*THE TASK*:
All the data must come back unchanged, except that pictures are left out.

*INFORMATION PROVIDED*:
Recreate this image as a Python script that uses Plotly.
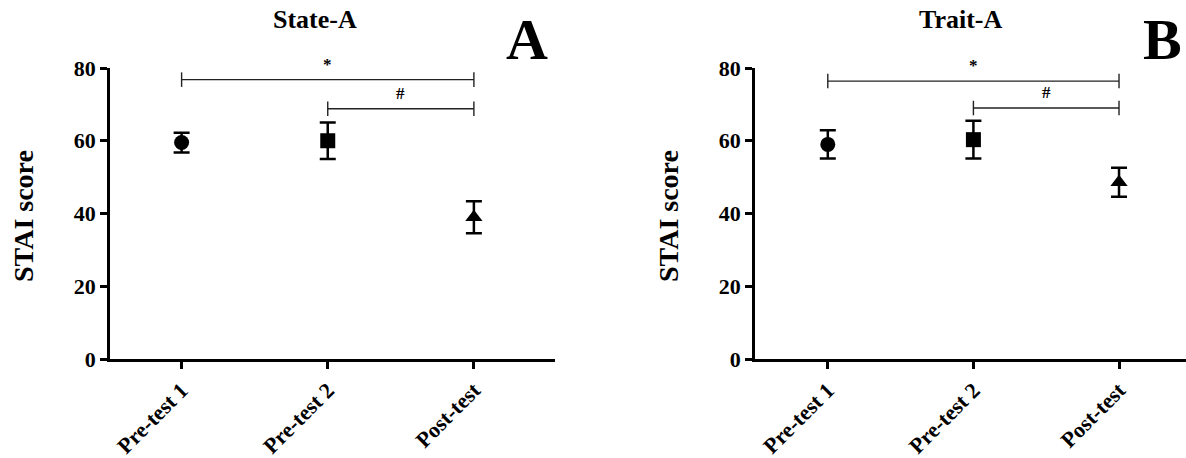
import plotly.graph_objects as go

# ---- data ----
categories = ["Pre-test 1", "Pre-test 2", "Post-test"]
symbols = ["circle", "square", "triangle-up"]

state_mean = [59.5, 60.0, 39.0]
state_err = [2.7, 5.0, 4.4]

trait_mean = [59.0, 60.3, 48.6]
trait_err = [3.9, 5.2, 4.0]

# brackets: (start index, end index, height, label)
state_brackets = [(0, 2, 76.8, "*"), (1, 2, 68.8, "#")]
trait_brackets = [(0, 2, 76.4, "*"), (1, 2, 69.0, "#")]

panel_titles = ["State-A", "Trait-A"]
panel_letters = ["A", "B"]
y_title = "STAI score"
y_ticks = [0, 20, 40, 60, 80]

FONT = "Liberation Serif"
W, H = 1186, 458

fig = go.Figure()

panels = [
    (state_mean, state_err, state_brackets, "x", "y"),
    (trait_mean, trait_err, trait_brackets, "x2", "y2"),
]

for mean, err, brackets, xa, ya in panels:
    for i, cat in enumerate(categories):
        fig.add_trace(go.Scatter(
            x=[cat], y=[mean[i]], mode="markers",
            marker=dict(symbol=symbols[i], size=15, color="black"),
            error_y=dict(type="data", array=[err[i]], color="black",
                         thickness=2.5, width=8),
            xaxis=xa, yaxis=ya, showlegend=False, cliponaxis=False,
        ))
    for a, b, h, lab in brackets:
        d = 2.0
        xs = [categories[a], categories[a], None,
              categories[a], categories[b], None,
              categories[b], categories[b]]
        ys = [h + d, h - d, None, h, h, None, h + d, h - d]
        fig.add_trace(go.Scatter(
            x=xs, y=ys, mode="lines", line=dict(color="#222222", width=1.4),
            xaxis=xa, yaxis=ya, showlegend=False, cliponaxis=False,
            connectgaps=False, hoverinfo="skip",
        ))
        fig.add_annotation(
            x=(a + b) / 2, y=h + 1.0, xref=xa, yref=ya, text=f"<b>{lab}</b>",
            showarrow=False, yanchor="bottom", xanchor="center",
            font=dict(family=FONT, size=17, color="black"),
        )

ydom = [1 - 359 / H, 1 - 68 / H]
x1dom = [110 / W, 555 / W]
x2dom = [755 / W, 1.0]

axis_common = dict(
    showline=True, linecolor="black", linewidth=2.5,
    ticks="outside", ticklen=7, tickwidth=2.5, tickcolor="black",
    showgrid=False, zeroline=False, automargin=False,
    tickfont=dict(family=FONT, size=22, color="black"),
)

xcommon = dict(axis_common, type="category", categoryorder="array",
               categoryarray=categories, tickangle=-45)
ycommon = dict(axis_common, range=[0, 80], tickvals=y_ticks,
               ticktext=[f"<b>{t}</b>" for t in y_ticks])

fig.update_layout(
    width=W, height=H,
    margin=dict(l=0, r=0, t=0, b=0, pad=0, autoexpand=False),
    paper_bgcolor="white", plot_bgcolor="white",
    xaxis=dict(xcommon, domain=x1dom, range=[-0.49, 2.555], anchor="y",
               tickvals=categories, ticktext=[f"<b>{c}</b>" for c in categories]),
    yaxis=dict(ycommon, domain=ydom, anchor="x"),
    xaxis2=dict(xcommon, domain=x2dom, range=[-0.5, 2.46], anchor="y2",
                tickvals=categories, ticktext=[f"<b>{c}</b>" for c in categories]),
    yaxis2=dict(ycommon, domain=ydom, anchor="x2"),
)

# titles, letters, y-axis titles
title_x = [315 / W, 960 / W]
letter_x = [527 / W, 1162 / W]
ytitle_x = [23 / W, 668 / W]
for k in range(2):
    fig.add_annotation(x=title_x[k], y=1 - 19 / H, xref="paper", yref="paper",
                       xanchor="center", yanchor="middle",
                       text=f"<b>{panel_titles[k]}</b>", showarrow=False,
                       font=dict(family=FONT, size=26, color="black"))
    fig.add_annotation(x=letter_x[k], y=1 - 40 / H, xref="paper", yref="paper",
                       xanchor="center", yanchor="middle",
                       text=f"<b>{panel_letters[k]}</b>", showarrow=False,
                       font=dict(family=FONT, size=58, color="black"))
    fig.add_annotation(x=ytitle_x[k], y=1 - 216 / H, xref="paper", yref="paper",
                       xanchor="center", yanchor="middle",
                       text=f"<b>{y_title}</b>", showarrow=False, textangle=-90,
                       font=dict(family=FONT, size=28, color="black"))

fig.write_html("out.html", config={"displayModeBar": False},
               post_script="document.body.style.margin='0';")
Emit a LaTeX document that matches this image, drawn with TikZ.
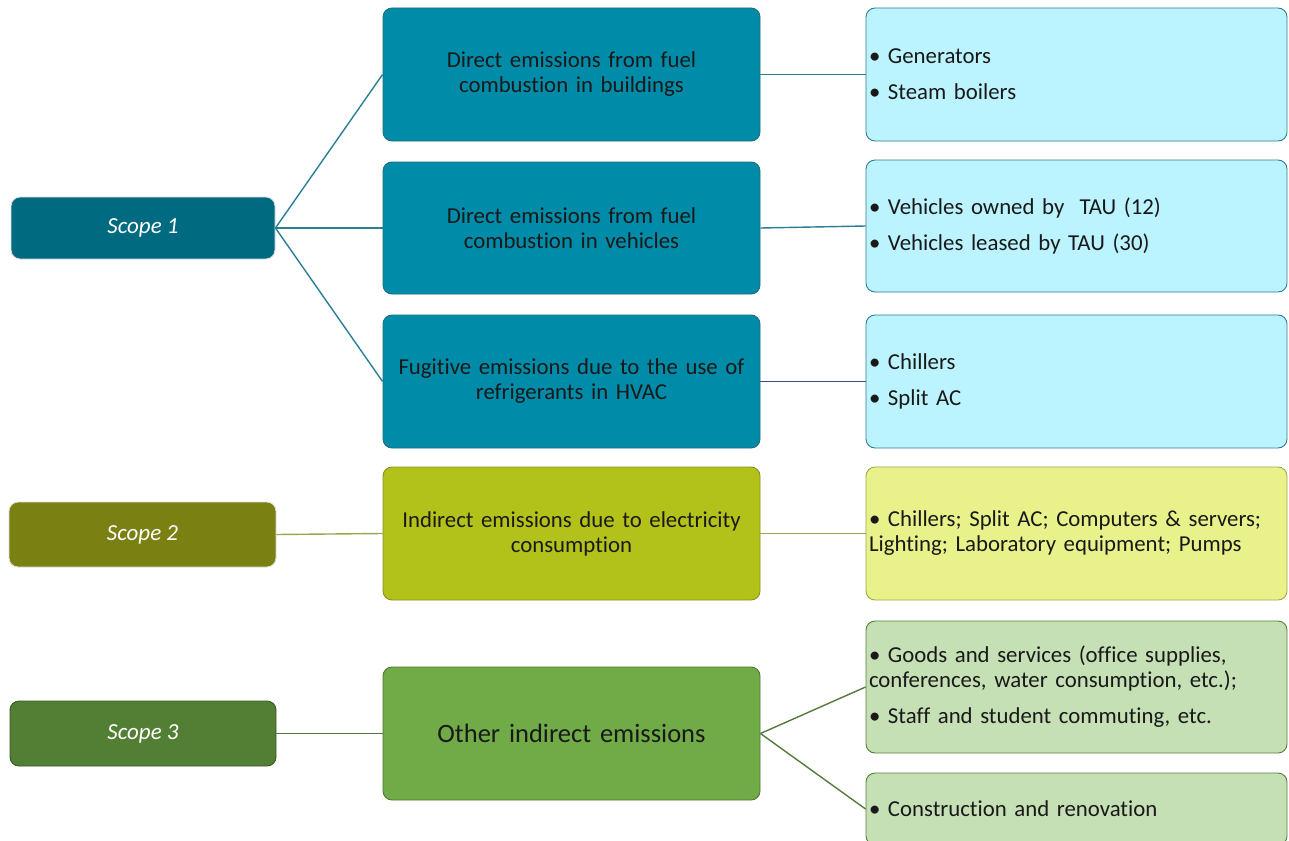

*COMPLETE OUTPUT*:
Recreate this image as a Python script that uses Plotly.
import plotly.graph_objects as go

# ---- data ----
categories = ["Pre-test 1", "Pre-test 2", "Post-test"]
symbols = ["circle", "square", "triangle-up"]

state_mean = [59.5, 60.0, 39.0]
state_err = [2.7, 5.0, 4.4]

trait_mean = [59.0, 60.3, 48.6]
trait_err = [3.9, 5.2, 4.0]

# brackets: (start index, end index, height, label)
state_brackets = [(0, 2, 76.8, "*"), (1, 2, 68.8, "#")]
trait_brackets = [(0, 2, 76.4, "*"), (1, 2, 69.0, "#")]

panel_titles = ["State-A", "Trait-A"]
panel_letters = ["A", "B"]
y_title = "STAI score"
y_ticks = [0, 20, 40, 60, 80]

FONT = "Liberation Serif"
W, H = 1186, 458

fig = go.Figure()

panels = [
    (state_mean, state_err, state_brackets, "x", "y"),
    (trait_mean, trait_err, trait_brackets, "x2", "y2"),
]

for mean, err, brackets, xa, ya in panels:
    for i, cat in enumerate(categories):
        fig.add_trace(go.Scatter(
            x=[cat], y=[mean[i]], mode="markers",
            marker=dict(symbol=symbols[i], size=15, color="black"),
            error_y=dict(type="data", array=[err[i]], color="black",
                         thickness=2.5, width=8),
            xaxis=xa, yaxis=ya, showlegend=False, cliponaxis=False,
        ))
    for a, b, h, lab in brackets:
        d = 2.0
        xs = [categories[a], categories[a], None,
              categories[a], categories[b], None,
              categories[b], categories[b]]
        ys = [h + d, h - d, None, h, h, None, h + d, h - d]
        fig.add_trace(go.Scatter(
            x=xs, y=ys, mode="lines", line=dict(color="#222222", width=1.4),
            xaxis=xa, yaxis=ya, showlegend=False, cliponaxis=False,
            connectgaps=False, hoverinfo="skip",
        ))
        fig.add_annotation(
            x=(a + b) / 2, y=h + 1.0, xref=xa, yref=ya, text=f"<b>{lab}</b>",
            showarrow=False, yanchor="bottom", xanchor="center",
            font=dict(family=FONT, size=17, color="black"),
        )

ydom = [1 - 359 / H, 1 - 68 / H]
x1dom = [110 / W, 555 / W]
x2dom = [755 / W, 1.0]

axis_common = dict(
    showline=True, linecolor="black", linewidth=2.5,
    ticks="outside", ticklen=7, tickwidth=2.5, tickcolor="black",
    showgrid=False, zeroline=False, automargin=False,
    tickfont=dict(family=FONT, size=22, color="black"),
)

xcommon = dict(axis_common, type="category", categoryorder="array",
               categoryarray=categories, tickangle=-45)
ycommon = dict(axis_common, range=[0, 80], tickvals=y_ticks,
               ticktext=[f"<b>{t}</b>" for t in y_ticks])

fig.update_layout(
    width=W, height=H,
    margin=dict(l=0, r=0, t=0, b=0, pad=0, autoexpand=False),
    paper_bgcolor="white", plot_bgcolor="white",
    xaxis=dict(xcommon, domain=x1dom, range=[-0.49, 2.555], anchor="y",
               tickvals=categories, ticktext=[f"<b>{c}</b>" for c in categories]),
    yaxis=dict(ycommon, domain=ydom, anchor="x"),
    xaxis2=dict(xcommon, domain=x2dom, range=[-0.5, 2.46], anchor="y2",
                tickvals=categories, ticktext=[f"<b>{c}</b>" for c in categories]),
    yaxis2=dict(ycommon, domain=ydom, anchor="x2"),
)

# titles, letters, y-axis titles
title_x = [315 / W, 960 / W]
letter_x = [527 / W, 1162 / W]
ytitle_x = [23 / W, 668 / W]
for k in range(2):
    fig.add_annotation(x=title_x[k], y=1 - 19 / H, xref="paper", yref="paper",
                       xanchor="center", yanchor="middle",
                       text=f"<b>{panel_titles[k]}</b>", showarrow=False,
                       font=dict(family=FONT, size=26, color="black"))
    fig.add_annotation(x=letter_x[k], y=1 - 40 / H, xref="paper", yref="paper",
                       xanchor="center", yanchor="middle",
                       text=f"<b>{panel_letters[k]}</b>", showarrow=False,
                       font=dict(family=FONT, size=58, color="black"))
    fig.add_annotation(x=ytitle_x[k], y=1 - 216 / H, xref="paper", yref="paper",
                       xanchor="center", yanchor="middle",
                       text=f"<b>{y_title}</b>", showarrow=False, textangle=-90,
                       font=dict(family=FONT, size=28, color="black"))

fig.write_html("out.html", config={"displayModeBar": False},
               post_script="document.body.style.margin='0';")
Emit a LaTeX document that matches this image, drawn with TikZ.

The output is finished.